CPU usage when a MPI rank waits during a blocking communication
An answer to this question on the Scientific Computing Stack Exchange.
Question
A typical way of dealing with I/O in MPI parallel programs is to either read all data to a single node and dispatch to the other nodes accordingly, or send all data to a single node and write from this node.
I currently use blocking communication.
Since the "master" process can only communicate with one node at a time, most nodes are stuck in the blocking communication step : they essentially "do nothing" while they wait for the master to send/receive. This is completely understandable.
However, when I have a look at CPU usage using "top", all copies of the program have a full 99 - 100% CPU usage. This means that (contrary to my initial guess) waiting for the other side of the communication is not an "idle task" taking up a fairly low amount of CPU, but rather a "busy" one.
How can I reduce the CPU usage for these "waiting" nodes ? Is non-blocking communication relevant here ?
Thanks for any answer,
Answer
It depends on the communication settings you use for MPI. In blocking communication, MPI has three wait modes.
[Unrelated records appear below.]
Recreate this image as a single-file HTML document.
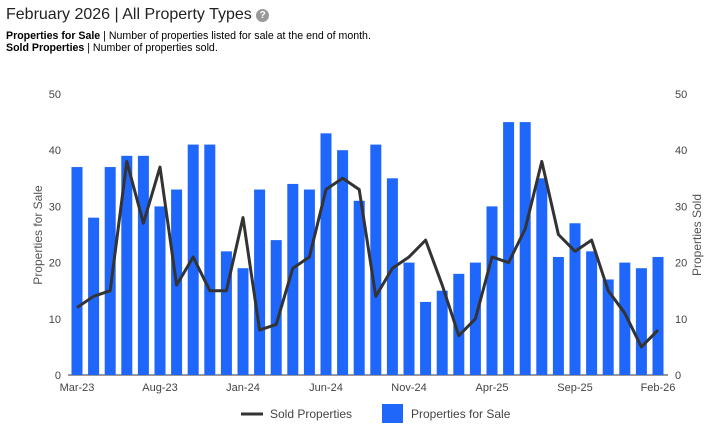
<!DOCTYPE html>
<html><head><meta charset="utf-8"><style>
body{margin:0;width:721px;height:444px;background:#fff;font-family:"Liberation Sans",Arial,sans-serif;overflow:hidden;position:relative}
.t{position:absolute;left:6px;top:6px;font-size:16px;color:#222}
.q{display:inline-block;width:13px;height:13px;border-radius:50%;background:#999;color:#fff;font-size:10px;text-align:center;line-height:13px;font-weight:bold;vertical-align:1px}
.d{position:absolute;left:6px;font-size:10.6px;color:#000}
</style></head><body>
<div class="t">February 2026 | All Property Types <span class="q">?</span></div>
<div class="d" style="top:30px"><b>Properties for Sale</b> | Number of properties listed for sale at the end of month.</div>
<div class="d" style="top:42px"><b>Sold Properties</b> | Number of properties sold.</div>
<svg id="c" width="721" height="444" style="position:absolute;left:0;top:0"></svg>
<script>
const categories=["Mar-23","Apr-23","May-23","Jun-23","Jul-23","Aug-23","Sep-23","Oct-23","Nov-23","Dec-23","Jan-24","Feb-24","Mar-24","Apr-24","May-24","Jun-24","Jul-24","Aug-24","Sep-24","Oct-24","Nov-24","Dec-24","Jan-25","Feb-25","Mar-25","Apr-25","May-25","Jun-25","Jul-25","Aug-25","Sep-25","Oct-25","Nov-25","Dec-25","Jan-26","Feb-26"];
const forSale=[37,28,37,39,39,30,33,41,41,22,19,33,24,34,33,43,40,31,41,35,20,13,15,18,20,30,45,45,35,21,27,22,17,20,19,21];
const sold=[12,14,15,38,27,37,16,21,15,15,28,8,9,19,21,33,35,33,14,19,21,24,16,7,10,21,20,26,38,25,22,24,15,11,5,8];
const yTicks=[0,10,20,30,40,50];
const xLabels=["Mar-23","Aug-23","Jan-24","Jun-24","Nov-24","Apr-25","Sep-25","Feb-26"];
const ns="http://www.w3.org/2000/svg",svg=document.getElementById('c');
const x0=77,dx=16.6,yb=375,ppu=5.62;
const X=i=>x0+i*dx, Y=v=>yb-v*ppu;
function mk(t,a,txt){const e=document.createElementNS(ns,t);for(const k in a)e.setAttribute(k,a[k]);if(txt!=null)e.textContent=txt;svg.appendChild(e);return e;}
yTicks.forEach(v=>{
 const l=mk('text',{x:61,y:Y(v)+4,'text-anchor':'end','font-size':11,fill:'#444'},v);
 
 
 const r=mk('text',{x:675,y:Y(v)+4,'font-size':11,fill:'#444'},v);
 
 
});
mk('line',{x1:68,x2:668,y1:yb,y2:yb,stroke:'#333','stroke-width':1});
forSale.forEach((v,i)=>{
 const b=mk('rect',{x:X(i)-5.5,y:Y(v),width:11,height:v*ppu,fill:'#1f66fb'});
 
 
});
const p=mk('polyline',{points:sold.map((v,i)=>X(i)+','+Y(v)).join(' '),fill:'none',stroke:'#333','stroke-width':3,'stroke-linejoin':'round'});


xLabels.forEach(s=>{
 const i=categories.indexOf(s);
 const t=mk('text',{x:X(i),y:391,'text-anchor':'middle','font-size':11,fill:'#444'},s);
 
 
});
let a=mk('text',{x:0,y:0,transform:'translate(42,235) rotate(-90)','text-anchor':'middle','font-size':12,fill:'#555'},'Properties for Sale');


a=mk('text',{x:0,y:0,transform:'translate(701,235) rotate(-90)','text-anchor':'middle','font-size':12,fill:'#555'},'Properties Sold');


let g=mk('line',{x1:241,x2:263,y1:414,y2:414,stroke:'#333','stroke-width':3});


g=mk('text',{x:270,y:418,'font-size':12,fill:'#444'},'Sold Properties');


g=mk('rect',{x:382,y:404,width:21,height:19,fill:'#1f66fb'});


g=mk('text',{x:411,y:418,'font-size':12,fill:'#444'},'Properties for Sale');


</script>
</body></html>
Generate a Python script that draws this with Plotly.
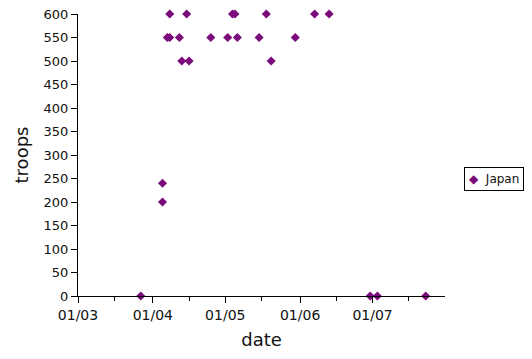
import plotly.graph_objects as go

dates = [
    "2000-03-27", "2000-04-05", "2000-04-05", "2000-04-07", "2000-04-08",
    "2000-04-08", "2000-04-12", "2000-04-13", "2000-04-15", "2000-04-16",
    "2000-04-25", "2000-05-02", "2000-05-04", "2000-05-05", "2000-05-06",
    "2000-05-15", "2000-05-18", "2000-05-20", "2000-05-30", "2000-06-07",
    "2000-06-13", "2000-06-30", "2000-07-03", "2000-07-23",
]
troops = [
    0, 240, 200, 550, 550,
    600, 550, 500, 600, 500,
    550, 550, 600, 600, 550,
    550, 600, 500, 550, 600,
    600, 0, 0, 0,
]
series_name = "Japan"
major_ticks = ["2000-03-01", "2000-04-01", "2000-05-01", "2000-06-01", "2000-07-01"]
major_labels = ["01/03", "01/04", "01/05", "01/06", "01/07"]
minor_ticks = ["2000-03-16", "2000-04-16", "2000-05-16", "2000-06-16", "2000-07-16"]
y_ticks = list(range(0, 601, 50))
color = "#7b0a7b"

fig = go.Figure()
fig.add_trace(go.Scatter(
    x=dates, y=troops, mode="markers", name=series_name,
    marker=dict(symbol="diamond", size=7, color=color),
    cliponaxis=False, showlegend=False,
))

# compact boxed legend
fig.add_annotation(
    xref="paper", yref="paper", x=1.052, y=0.415, xanchor="left", yanchor="middle",
    text=f"<span style='color:{color}'>◆</span>  {series_name}",
    showarrow=False, bordercolor="black", borderwidth=1, borderpad=4,
    font=dict(size=12, color="#111"), bgcolor="white",
)

fig.update_layout(
    width=532, height=359,
    margin=dict(l=78, r=87, t=14, b=63, autoexpand=False),
    paper_bgcolor="white", plot_bgcolor="white",
    font=dict(family="DejaVu Sans", size=13, color="#111"),
    showlegend=False,
    xaxis=dict(
        type="date", range=["2000-03-01", "2000-07-31"],
        tickmode="array", tickvals=major_ticks, ticktext=major_labels,
        tickfont=dict(size=14),
        ticks="outside", ticklen=6, tickcolor="black",
        showline=True, linecolor="black", linewidth=1,
        showgrid=False, zeroline=False, automargin=False,
        minor=dict(tickmode="array", tickvals=minor_ticks, ticks="outside",
                   ticklen=4, tickcolor="black", showgrid=False),
        title=dict(text="date", font=dict(size=18), standoff=11),
    ),
    yaxis=dict(
        range=[0, 600], tickmode="array", tickvals=y_ticks,
        tickfont=dict(size=13),
        ticks="outside", ticklen=6, tickcolor="black",
        showline=True, linecolor="black", linewidth=1,
        showgrid=False, zeroline=False, automargin=False,
        title=dict(text="troops", font=dict(size=18), standoff=10),
    ),
)

fig.write_html("out.html")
Aggressive busy wait. This is a kind of default mode. Open MPI, at least, uses this when it thinks it is exactly- or under-subscribed (number of processes<=number of processesors). In this mode processes will never voluntarily give up the processor to other processes. OpenMPI spins in tight loops attempting to make message passing progress as fast as possible. Other processes to not get any CPU cycles and never progress. Force this mode with:
mpirun -np N --mca mpi_yield_when_idle 0 ./a.outDegraded busy wait. Useful if you are oversubscribed (number of processes>number of processors), processes frequently yield the processor, thereby allowing multiple processes to progress. Slightly slower than aggressive mode if you are not oversubscribed. Force this mode with:
mpirun -np N --mca mpi_yield_when_idle 1 ./a.outPolling. This one you have to set up yourself by, e.g., calling
MPI_Iprobe()in a loop with asleepcall.